=== What this task involves ===
Go through the data below and copy it exactly, skipping every picture.

=== Dataset content ===
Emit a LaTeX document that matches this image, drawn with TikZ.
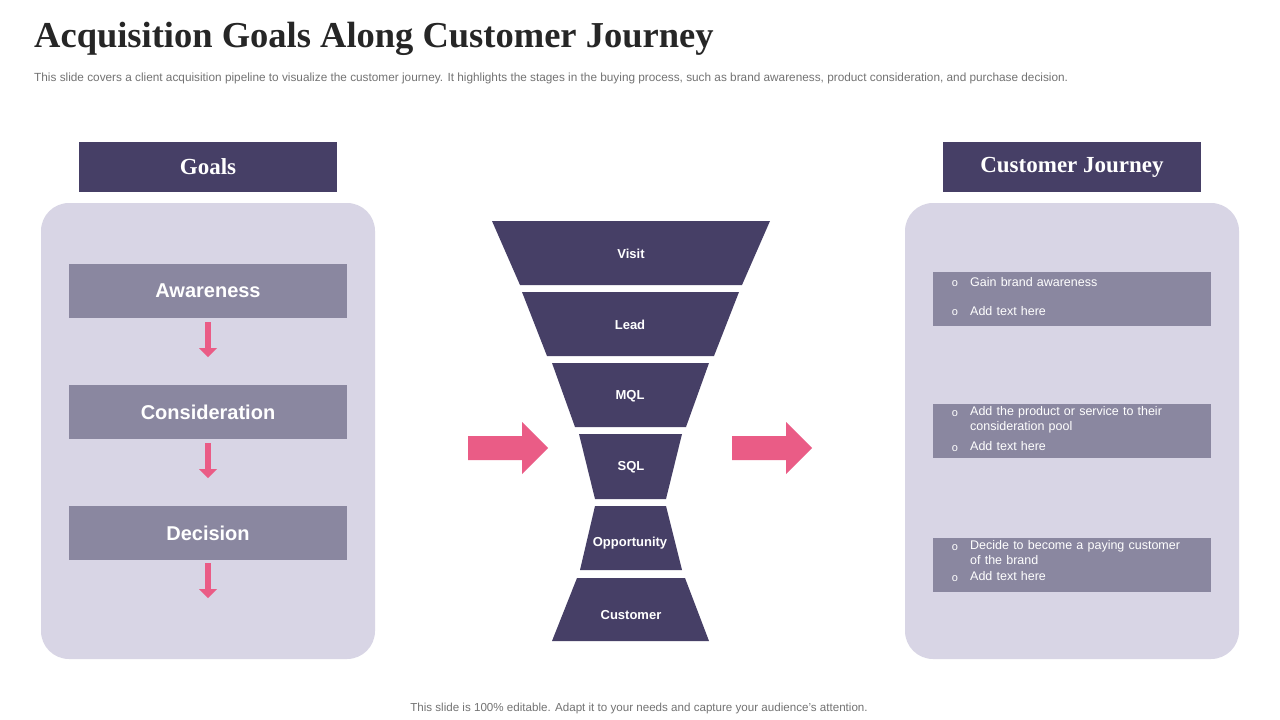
\documentclass[tikz,border=0pt]{standalone}
\usepackage{fontspec}
\setmainfont{Liberation Sans}
\newfontfamily\titlefont{Liberation Serif}
\begin{document}
\begin{tikzpicture}[x=1pt,y=-1pt]
\definecolor{dk}{HTML}{463F66}
\definecolor{bx}{HTML}{8A87A0}
\definecolor{pn}{HTML}{D8D5E5}
\definecolor{pk}{HTML}{EA5C86}
\tikzset{
 panel/.style={fill=pn,draw=none,rounded corners=28pt},
 head/.style={fill=dk,text=white,font=\titlefont\bfseries\fontsize{23}{26}\selectfont,minimum width=258pt,minimum height=50pt,inner sep=0},
 goal/.style={fill=bx,text=white,font=\bfseries\fontsize{20}{24}\selectfont,minimum width=278pt,minimum height=54pt,inner sep=0},
 jb/.style={fill=bx,minimum width=278pt,minimum height=54pt,inner sep=0},
 btxt/.style={text=white,font=\fontsize{12.5}{15.5}\selectfont,anchor=north west,align=left,text width=235pt,inner sep=0},
 stage/.style={fill=dk,draw=none},
 slab/.style={text=white,font=\bfseries\fontsize{13}{15}\selectfont},
 big/.style={fill=pk,draw=none}
}
\useasboundingbox (0,0) rectangle (1280,720);
\fill[white] (0,0) rectangle (1280,720);
\node[anchor=west,font=\titlefont\bfseries\fontsize{36.5}{42}\selectfont,text=black!85,inner sep=0] (title) at (34,39) {Acquisition Goals Along Customer Journey};
\node[anchor=west,font=\fontsize{11.8}{13}\selectfont,text=black!55,inner sep=0] (sub) at (34,78) {This slide covers a client acquisition pipeline to visualize the customer journey. It highlights the stages in the buying process, such as brand awareness, product consideration, and purchase decision.};
\node[font=\fontsize{11.6}{13}\selectfont,text=black!55] (foot) at (639,708) {This slide is 100\% editable. Adapt it to your needs and capture your audience's attention.};
% left
\fill[panel] (41,203) rectangle (375,659);
\node[head] (goals) at (208,167) {Goals};
\node[goal] (aw) at (208,291) {Awareness};
\node[goal] (co) at (208,412) {Consideration};
\node[goal] (de) at (208,533) {Decision};
\draw[pk,line width=6pt] (208,322) -- (208,349);
\fill[pk] (199,348) -- (217,348) -- (208,357) -- cycle;
\draw[pk,line width=6pt] (208,443) -- (208,470);
\fill[pk] (199,469) -- (217,469) -- (208,478) -- cycle;
\draw[pk,line width=6pt] (208,563) -- (208,590);
\fill[pk] (199,589) -- (217,589) -- (208,598) -- cycle;
% right
\fill[panel] (905,203) rectangle (1239,659);
\node[head] (cj) at (1072,167) {Customer Journey};
\node[jb] (j1) at (1072,299) {};
\node[jb] (j2) at (1072,431) {};
\node[jb] (j3) at (1072,565) {};
\foreach \y in {284,313,414,449,548,579}
 \node[text=white,font=\fontsize{11}{13}\selectfont] at (955,\y) {o};
\node[btxt] at (970,277) {Gain brand awareness};
\node[btxt] at (970,306) {Add text here};
\node[btxt] at (970,406) {Add the product or service to their\\consideration pool};
\node[btxt] at (970,441) {Add text here};
\node[btxt] at (970,540) {Decide to become a paying customer\\of the brand};
\node[btxt] at (970,571) {Add text here};
% funnel
\fill[stage] (492,221) -- (770,221) -- (742,285) -- (520,285) -- cycle;
\fill[stage] (522,292) -- (739,292) -- (714,356) -- (547,356) -- cycle;
\fill[stage] (552,363) -- (709,363) -- (686,427) -- (575,427) -- cycle;
\fill[stage] (579,434) -- (682,434) -- (666,499) -- (595,499) -- cycle;
\fill[stage] (595,506) -- (666,506) -- (682,570) -- (580,570) -- cycle;
\fill[stage] (577,578) -- (685,578) -- (709,641) -- (552,641) -- cycle;
\node[slab] (v) at (631,254) {Visit};
\node[slab] (l) at (630,325) {Lead};
\node[slab] (m) at (630,396) {MQL};
\node[slab] (s) at (631,467) {SQL};
\node[slab] (o) at (630,543) {Opportunity};
\node[slab] (c) at (631,615) {Customer};
% big arrows
\fill[big] (468,436) -- (522,436) -- (522,422) -- (548,448) -- (522,474) -- (522,460) -- (468,460) -- cycle;
\fill[big] (732,436) -- (786,436) -- (786,422) -- (812,448) -- (786,474) -- (786,460) -- (732,460) -- cycle;
\end{tikzpicture}
\end{document}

=== Output below ===
Emit a LaTeX document that matches this image, drawn with TikZ.
\documentclass[tikz,border=0pt]{standalone}
\usepackage{fontspec}
\setmainfont{Liberation Sans}
\newfontfamily\titlefont{Liberation Serif}
\begin{document}
\begin{tikzpicture}[x=1pt,y=-1pt]
\definecolor{dk}{HTML}{463F66}
\definecolor{bx}{HTML}{8A87A0}
\definecolor{pn}{HTML}{D8D5E5}
\definecolor{pk}{HTML}{EA5C86}
\tikzset{
 panel/.style={fill=pn,draw=none,rounded corners=28pt},
 head/.style={fill=dk,text=white,font=\titlefont\bfseries\fontsize{23}{26}\selectfont,minimum width=258pt,minimum height=50pt,inner sep=0},
 goal/.style={fill=bx,text=white,font=\bfseries\fontsize{20}{24}\selectfont,minimum width=278pt,minimum height=54pt,inner sep=0},
 jb/.style={fill=bx,minimum width=278pt,minimum height=54pt,inner sep=0},
 btxt/.style={text=white,font=\fontsize{12.5}{15.5}\selectfont,anchor=north west,align=left,text width=235pt,inner sep=0},
 stage/.style={fill=dk,draw=none},
 slab/.style={text=white,font=\bfseries\fontsize{13}{15}\selectfont},
 big/.style={fill=pk,draw=none}
}
\useasboundingbox (0,0) rectangle (1280,720);
\fill[white] (0,0) rectangle (1280,720);
\node[anchor=west,font=\titlefont\bfseries\fontsize{36.5}{42}\selectfont,text=black!85,inner sep=0] (title) at (34,39) {Acquisition Goals Along Customer Journey};
\node[anchor=west,font=\fontsize{11.8}{13}\selectfont,text=black!55,inner sep=0] (sub) at (34,78) {This slide covers a client acquisition pipeline to visualize the customer journey. It highlights the stages in the buying process, such as brand awareness, product consideration, and purchase decision.};
\node[font=\fontsize{11.6}{13}\selectfont,text=black!55] (foot) at (639,708) {This slide is 100\% editable. Adapt it to your needs and capture your audience's attention.};
% left
\fill[panel] (41,203) rectangle (375,659);
\node[head] (goals) at (208,167) {Goals};
\node[goal] (aw) at (208,291) {Awareness};
\node[goal] (co) at (208,412) {Consideration};
\node[goal] (de) at (208,533) {Decision};
\draw[pk,line width=6pt] (208,322) -- (208,349);
\fill[pk] (199,348) -- (217,348) -- (208,357) -- cycle;
\draw[pk,line width=6pt] (208,443) -- (208,470);
\fill[pk] (199,469) -- (217,469) -- (208,478) -- cycle;
\draw[pk,line width=6pt] (208,563) -- (208,590);
\fill[pk] (199,589) -- (217,589) -- (208,598) -- cycle;
% right
\fill[panel] (905,203) rectangle (1239,659);
\node[head] (cj) at (1072,167) {Customer Journey};
\node[jb] (j1) at (1072,299) {};
\node[jb] (j2) at (1072,431) {};
\node[jb] (j3) at (1072,565) {};
\foreach \y in {284,313,414,449,548,579}
 \node[text=white,font=\fontsize{11}{13}\selectfont] at (955,\y) {o};
\node[btxt] at (970,277) {Gain brand awareness};
\node[btxt] at (970,306) {Add text here};
\node[btxt] at (970,406) {Add the product or service to their\\consideration pool};
\node[btxt] at (970,441) {Add text here};
\node[btxt] at (970,540) {Decide to become a paying customer\\of the brand};
\node[btxt] at (970,571) {Add text here};
% funnel
\fill[stage] (492,221) -- (770,221) -- (742,285) -- (520,285) -- cycle;
\fill[stage] (522,292) -- (739,292) -- (714,356) -- (547,356) -- cycle;
\fill[stage] (552,363) -- (709,363) -- (686,427) -- (575,427) -- cycle;
\fill[stage] (579,434) -- (682,434) -- (666,499) -- (595,499) -- cycle;
\fill[stage] (595,506) -- (666,506) -- (682,570) -- (580,570) -- cycle;
\fill[stage] (577,578) -- (685,578) -- (709,641) -- (552,641) -- cycle;
\node[slab] (v) at (631,254) {Visit};
\node[slab] (l) at (630,325) {Lead};
\node[slab] (m) at (630,396) {MQL};
\node[slab] (s) at (631,467) {SQL};
\node[slab] (o) at (630,543) {Opportunity};
\node[slab] (c) at (631,615) {Customer};
% big arrows
\fill[big] (468,436) -- (522,436) -- (522,422) -- (548,448) -- (522,474) -- (522,460) -- (468,460) -- cycle;
\fill[big] (732,436) -- (786,436) -- (786,422) -- (812,448) -- (786,474) -- (786,460) -- (732,460) -- cycle;
\end{tikzpicture}
\end{document}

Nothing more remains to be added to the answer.